======== Entries ========

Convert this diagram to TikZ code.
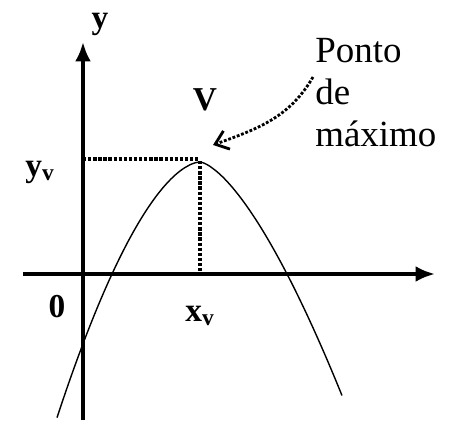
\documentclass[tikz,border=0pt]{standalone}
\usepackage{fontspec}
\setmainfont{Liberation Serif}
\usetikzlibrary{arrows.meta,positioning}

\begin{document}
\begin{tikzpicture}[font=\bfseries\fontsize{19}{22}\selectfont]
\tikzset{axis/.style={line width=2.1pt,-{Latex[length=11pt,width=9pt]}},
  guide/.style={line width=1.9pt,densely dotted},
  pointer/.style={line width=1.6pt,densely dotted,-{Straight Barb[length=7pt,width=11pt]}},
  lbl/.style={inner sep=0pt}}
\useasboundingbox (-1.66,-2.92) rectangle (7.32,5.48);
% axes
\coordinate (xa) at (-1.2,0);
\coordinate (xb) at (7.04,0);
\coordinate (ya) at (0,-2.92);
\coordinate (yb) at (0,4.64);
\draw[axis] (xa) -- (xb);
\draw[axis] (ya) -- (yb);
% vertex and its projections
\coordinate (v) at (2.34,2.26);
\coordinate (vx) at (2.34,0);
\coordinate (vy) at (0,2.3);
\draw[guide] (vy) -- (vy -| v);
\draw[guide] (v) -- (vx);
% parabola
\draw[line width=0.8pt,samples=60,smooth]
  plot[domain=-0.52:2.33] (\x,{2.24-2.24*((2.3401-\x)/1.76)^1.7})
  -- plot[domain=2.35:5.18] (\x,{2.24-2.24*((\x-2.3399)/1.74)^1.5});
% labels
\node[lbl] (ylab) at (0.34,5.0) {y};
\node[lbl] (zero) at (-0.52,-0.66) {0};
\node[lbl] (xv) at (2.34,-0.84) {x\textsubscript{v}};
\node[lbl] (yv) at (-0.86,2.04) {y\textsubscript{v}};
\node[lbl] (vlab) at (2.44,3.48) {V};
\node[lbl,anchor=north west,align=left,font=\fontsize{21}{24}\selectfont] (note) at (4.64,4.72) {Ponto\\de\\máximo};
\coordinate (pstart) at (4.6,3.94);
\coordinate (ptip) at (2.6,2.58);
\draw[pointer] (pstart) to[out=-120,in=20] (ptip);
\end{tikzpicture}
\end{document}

========
======== Entries ========

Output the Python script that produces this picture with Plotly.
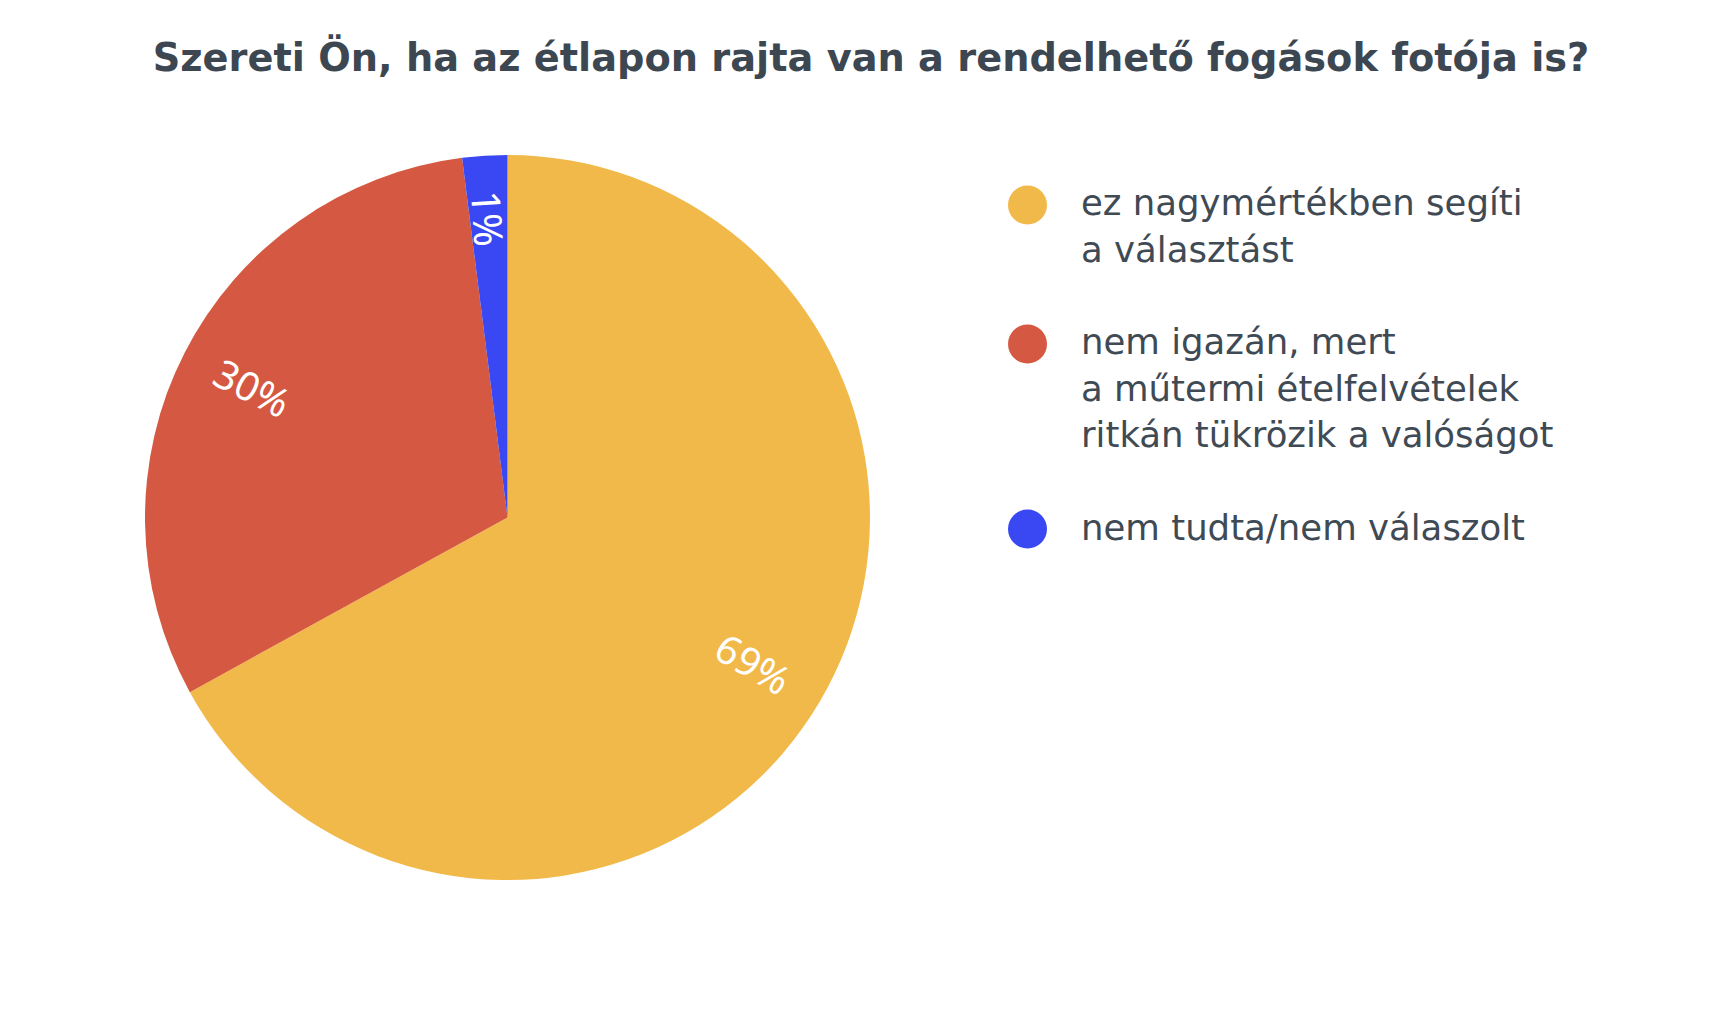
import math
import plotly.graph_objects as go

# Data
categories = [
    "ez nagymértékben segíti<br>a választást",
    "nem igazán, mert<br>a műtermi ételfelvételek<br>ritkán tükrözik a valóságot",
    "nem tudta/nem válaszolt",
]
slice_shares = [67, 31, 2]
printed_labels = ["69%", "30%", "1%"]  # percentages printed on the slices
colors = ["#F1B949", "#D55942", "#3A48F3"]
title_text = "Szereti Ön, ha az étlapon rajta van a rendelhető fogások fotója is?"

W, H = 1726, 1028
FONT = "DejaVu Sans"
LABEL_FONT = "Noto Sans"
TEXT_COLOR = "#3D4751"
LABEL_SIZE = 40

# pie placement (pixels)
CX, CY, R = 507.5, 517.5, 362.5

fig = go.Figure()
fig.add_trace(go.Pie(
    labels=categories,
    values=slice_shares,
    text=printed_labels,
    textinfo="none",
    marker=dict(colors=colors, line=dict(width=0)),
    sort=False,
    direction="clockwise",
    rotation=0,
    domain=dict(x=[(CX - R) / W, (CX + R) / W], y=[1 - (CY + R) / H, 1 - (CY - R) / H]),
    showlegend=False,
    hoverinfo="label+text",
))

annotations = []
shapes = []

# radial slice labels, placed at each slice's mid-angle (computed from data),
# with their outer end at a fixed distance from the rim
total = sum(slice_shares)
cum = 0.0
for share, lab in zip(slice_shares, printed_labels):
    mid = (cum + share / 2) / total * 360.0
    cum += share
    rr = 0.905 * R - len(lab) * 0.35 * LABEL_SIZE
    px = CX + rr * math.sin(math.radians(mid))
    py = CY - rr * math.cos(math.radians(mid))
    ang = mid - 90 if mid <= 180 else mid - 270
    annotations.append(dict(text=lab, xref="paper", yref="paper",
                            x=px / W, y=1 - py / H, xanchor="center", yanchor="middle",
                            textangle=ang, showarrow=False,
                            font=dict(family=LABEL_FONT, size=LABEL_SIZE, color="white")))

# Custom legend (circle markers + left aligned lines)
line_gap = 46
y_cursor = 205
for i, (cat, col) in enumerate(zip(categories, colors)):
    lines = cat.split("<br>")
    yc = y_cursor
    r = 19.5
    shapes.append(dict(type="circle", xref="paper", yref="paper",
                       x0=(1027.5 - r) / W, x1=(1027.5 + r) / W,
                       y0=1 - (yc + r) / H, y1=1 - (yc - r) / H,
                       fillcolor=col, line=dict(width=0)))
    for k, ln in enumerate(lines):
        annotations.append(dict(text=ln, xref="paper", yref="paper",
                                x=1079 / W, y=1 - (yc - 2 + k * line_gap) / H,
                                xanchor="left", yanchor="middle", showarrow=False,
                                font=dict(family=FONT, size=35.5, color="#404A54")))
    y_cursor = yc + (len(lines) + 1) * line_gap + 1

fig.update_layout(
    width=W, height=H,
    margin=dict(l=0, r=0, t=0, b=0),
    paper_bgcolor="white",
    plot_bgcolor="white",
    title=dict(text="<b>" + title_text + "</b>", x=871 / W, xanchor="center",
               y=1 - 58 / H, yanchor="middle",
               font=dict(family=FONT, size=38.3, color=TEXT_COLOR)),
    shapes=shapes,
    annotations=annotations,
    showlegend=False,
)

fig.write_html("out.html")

========
======== Entries ========

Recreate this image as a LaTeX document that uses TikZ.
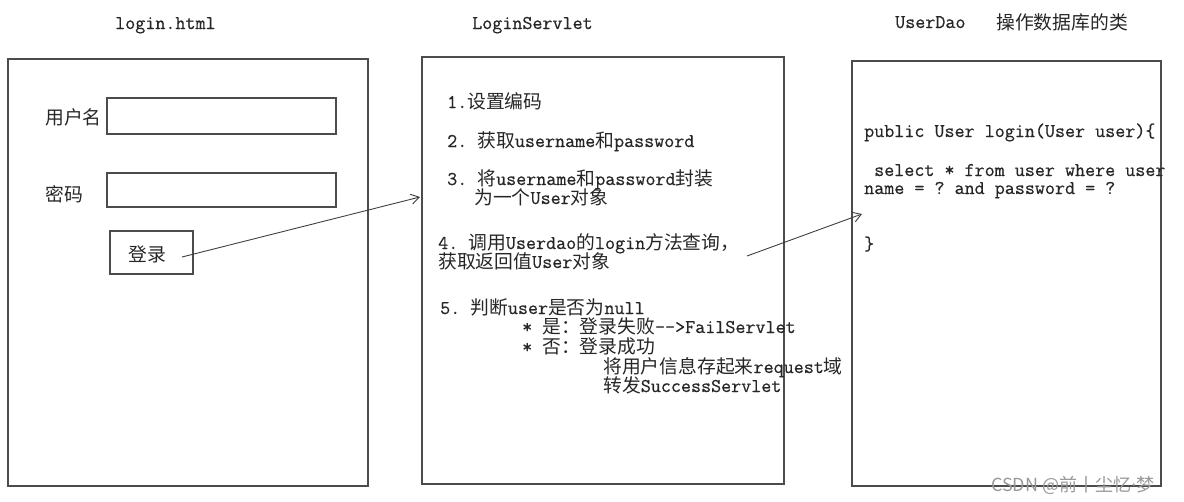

========

Goal: Above are records; repeat only the lines from the line with "Output the Python" through the line with "ha az étlapon", and leave pictures out.

Solution for this exercise:
Output the Python script that produces this picture with Plotly.
import math
import plotly.graph_objects as go

# Data
categories = [
    "ez nagymértékben segíti<br>a választást",
    "nem igazán, mert<br>a műtermi ételfelvételek<br>ritkán tükrözik a valóságot",
    "nem tudta/nem válaszolt",
]
slice_shares = [67, 31, 2]
printed_labels = ["69%", "30%", "1%"]  # percentages printed on the slices
colors = ["#F1B949", "#D55942", "#3A48F3"]
title_text = "Szereti Ön, ha az étlapon rajta van a rendelhető fogások fotója is?"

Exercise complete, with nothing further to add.